Stock exchange price means: the average of the
closing price of the TomTom share according to the
Official Price List of NYSE Euronext Amsterdam on
the five consecutive trading days immediately
preceding the date of purchase. The authorisation
has been granted for a period of 18 months, until
28 October 2010.
PREFERENCE SHARES AS PROTECTION MEASURE
GENERAL
On 26 May 2005, the Stichting Continuïteit TomTom
(the “Foundation”) was established as an instrument
of protection against hostile takeovers and to protect
our interests in other situations. The purpose of the
Foundation is to safeguard our interests and those
of our subsidiaries in such a way that these interests
as well as the interests of all those involved in the
organisation, are safeguarded, and that influences,
which in contravention with those interests could
affect our independence, continuity and/or
corporate identity, are repelled.
We believe that the issue of preference shares or
the grant of rights to subscribe for preference
shares to the Foundation, may have the effect of
preventing, discouraging or delaying an unsolicited
attempt to obtain (de facto) control and may help us
to determine our position in relation to a bidder and
its plans, and to seek alternatives.
There are currently no preference shares
outstanding but a call option to issue preference
shares is in place.
COMPOSITION OF CONTINUITY FOUNDATION
In accordance with the Foundation’s Articles of
Association, the Board members are appointed by
the Board of the Foundation. The Board consists
of three members. On 11 March 2009, the Board
appointed Frans Koffrie as a member of the Board
with immediate effect. The other Board members
are Mick den Boogert and Robert de Bakker.

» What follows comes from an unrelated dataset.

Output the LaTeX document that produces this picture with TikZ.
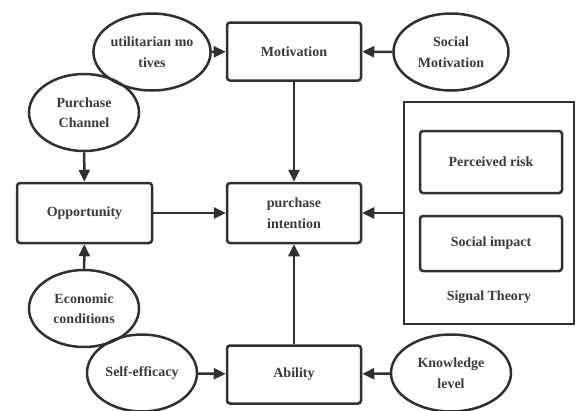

The Management Board of the company and the
Board of the Foundation declare that they are jointly
of the opinion that the Foundation is independent
from the company.
PROTECTION MECHANISM
Foundation Continuity TomTom
The company has granted the Foundation a call
option (the “Call Option”), entitling it to subscribe
for preference shares, equal to a maximum of 50%
of the aggregate issued and outstanding share
capital (excluding issued and outstanding preference
shares) of the company at the time of issue.